European energy strategy currently faces a structural contradiction: a heavy investment in natural gas infrastructure coupled with a geopolitical and environmental necessity to eliminate fuel imports. This proposal details an integrated nuclear-chemical refinery architecture designed to utilize existing gas grids while achieving full energy autonomy. The core of this system is the transformation of the nuclear reactor from a simple electrical generator into a high-efficiency thermal refinery.
The architecture utilizes a standard 1.0 GW electrical output Pressurized Water Reactor (PWR) as the primary thermal engine. In a conventional configuration, a PWR rejects approximately 2.0 GW of thermal energy to the environment, resulting in a net electrical efficiency of roughly 33 percent. This architecture recovers that energy through a process of thermal cascading, increasing total system energy utilization to approximately 80 percent.
The thermal cascading hierarchy is divided into three functional stages. First, the 1.0 GW electrical output is dedicated to high-temperature steam electrolysis (HTSE). Second, medium-grade heat from the secondary reactor loop, typically at 280 to 300 degrees Celsius, is used to vaporize seawater. This eliminates the latent heat of vaporization penalty, reducing the electrical demand for hydrogen production from 55 kWh/kg to approximately 37 kWh/kg. Third, the low-grade waste heat, at approximately 100 degrees Celsius, is directed to onsite coal drying and desalination facilities.
The integration of coal as a carbon source is a strategic choice for technical simplicity and logistical efficiency. By using 100° Celsius waste heat to drive off surface and hygroscopic moisture from coal before it enters the gasifier, the system avoids wasting high-grade chemical energy on moisture evaporation inside the reactor. This pre-treated coal is processed via hydrogasification and the Sabatier process (CO₂ + 4H₂ -> CH₄ + 2H₂O). The resulting synthetic methane is a drop-in replacement for natural gas, utilizing the existing pipeline network and storage salt caverns.
A single 1.0 GW integrated unit produces approximately 1.85 million cubic meters of synthetic natural gas per day. To achieve total gas independence for industrial and residential heating sectors (excluding gas-to-power), fleet requirements for major European states are calculated as follows: Germany requires 97 units to meet a daily demand of 180 million cubic meters; the United Kingdom requires 92 units for 170 million cubic meters; France requires 48 units for 88 million cubic meters; and the Netherlands requires 33 units for 60 million cubic meters.

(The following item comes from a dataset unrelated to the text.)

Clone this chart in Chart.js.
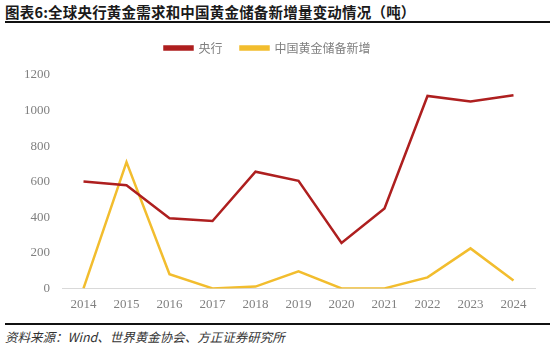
<!DOCTYPE html>
<html>
<head>
<meta charset="utf-8">
<script src="https://cdn.jsdelivr.net/npm/chart.js@4"></script>
<style>
  html, body { margin: 0; padding: 0; background: #fff; }
  body { width: 554px; height: 350px; position: relative; overflow: hidden; font-family: "Noto Sans CJK SC", sans-serif; }
  .title { position: absolute; left: 5px; top: 1px; font-size: 14.5px; font-weight: bold; color: #1a1a1a; letter-spacing: 0.2px; white-space: nowrap; }
  .rule { position: absolute; left: 5px; right: 4px; height: 2px; background: #111; }
  .source { position: absolute; left: 5px; top: 327px; font-size: 12.5px; font-style: italic; color: #333; white-space: nowrap; }
  .chart-box { position: absolute; left: 0; top: 24px; width: 554px; height: 296px; }
</style>
</head>
<body>
<div class="title">图表6:全球央行黄金需求和中国黄金储备新增量变动情况（吨）</div>
<div class="rule" style="top:21px;"></div>
<div class="chart-box"><canvas id="chart-gold"></canvas></div>
<div class="rule" style="top:323px;"></div>
<div class="source">资料来源：Wind、世界黄金协会、方正证券研究所</div>

<script>
const years = ['2014','2015','2016','2017','2018','2019','2020','2021','2022','2023','2024'];
const centralBanks = [601, 580, 395, 379, 656, 605, 255, 450, 1082, 1051, 1086];
const chinaAdded   = [0, 710, 80, 0, 10, 96, 0, 0, 62, 225, 44];
const yTicks = [0, 200, 400, 600, 800, 1000, 1200];

const tickFont = { family: '"Liberation Serif", "DejaVu Serif", serif', size: 13 };

// extra room between the legend and the plot
const legendGap = {
  id: 'legendGap',
  beforeInit(chart) {
    const fit = chart.legend.fit;
    chart.legend.fit = function () {
      fit.bind(chart.legend)();
      this.height += 11;
    };
  },
};

new Chart(document.getElementById('chart-gold'), {
  type: 'line',
  data: {
    labels: years,
    datasets: [
      { label: '央行', data: centralBanks, borderColor: '#AE1F1F', backgroundColor: '#AE1F1F', borderWidth: 2.5, pointRadius: 0, tension: 0 },
      { label: '中国黄金储备新增', data: chinaAdded, borderColor: '#F2BD2E', backgroundColor: '#F2BD2E', borderWidth: 2.5, pointRadius: 0, tension: 0 },
    ],
  },
  options: {
    responsive: true,
    maintainAspectRatio: false,
    animation: false,
    layout: { padding: { left: 0, right: 19, top: 0, bottom: 0 } },
    plugins: {
      legend: {
        labels: {
          color: '#7f7f7f',
          boxWidth: 28,
          boxHeight: 3,
          padding: 18,
          font: { family: '"Noto Sans CJK SC", sans-serif', size: 12 },
        },
      },
      tooltip: { enabled: false },
    },
    scales: {
      x: {
        offset: true,
        grid: { display: false, drawTicks: false },
        border: { display: true, color: '#d9d9d9', width: 1 },
        ticks: { color: '#808080', font: tickFont, padding: 8, maxRotation: 0 },
      },
      y: {
        min: 0,
        max: 1200,
        afterBuildTicks: axis => { axis.ticks = yTicks.map(v => ({ value: v })); },
        afterFit: axis => { axis.width = 62; },
        grid: { display: false, drawTicks: false },
        border: { display: false },
        ticks: { color: '#808080', font: tickFont, padding: 12, callback: v => String(v) },
      },
    },
  },
  plugins: [legendGap],
});
</script>
</body>
</html>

The capital expenditure per unit is estimated at 11 billion EUR, comprising 9 billion EUR for the nuclear island and 2 billion EUR for the chemical refinery modules. For Germany, a total investment of 1.07 trillion EUR replaces a recurring annual import bill that has peaked at over 100 billion EUR in recent years. This provides a capital payback period of approximately 15 to 35 years depending on market volatility, within an 80-year operational lifespan.
Implementation relies on parallel construction and iterative optimization. The nuclear island and the gasification facility are built concurrently on the same site. While the reactor pressure vessel and containment structures follow a 7 to 9-year critical path, the chemical and drying modules can be completed in 3 to 4 years. This allows for the testing and maturation of the gas production technology using grid electricity before nuclear integration. Early units in the fleet provide the operational data needed to optimize thermal coupling for subsequent builds. No technology is held back for perfection; the system is perfected through serial deployment.
This architecture is inherently future-proof. Over the coming decades, as residential heating and cooking transition toward direct electrification, the demand for synthetic natural gas will decline. Because the system is based on a standard PWR, the output can be reconfigured to bypass the chemical refinery and provide electricity directly to the grid. The investment remains a productive asset regardless of the specific ratio of gas to electricity required by the national economy. By shifting from a linear energy chain to a circular molecular grid, Europe can transition from importing fuel molecules to generating them. This system utilizes mature physics and industrial chemistry to create a domestic, weather-independent energy fortress.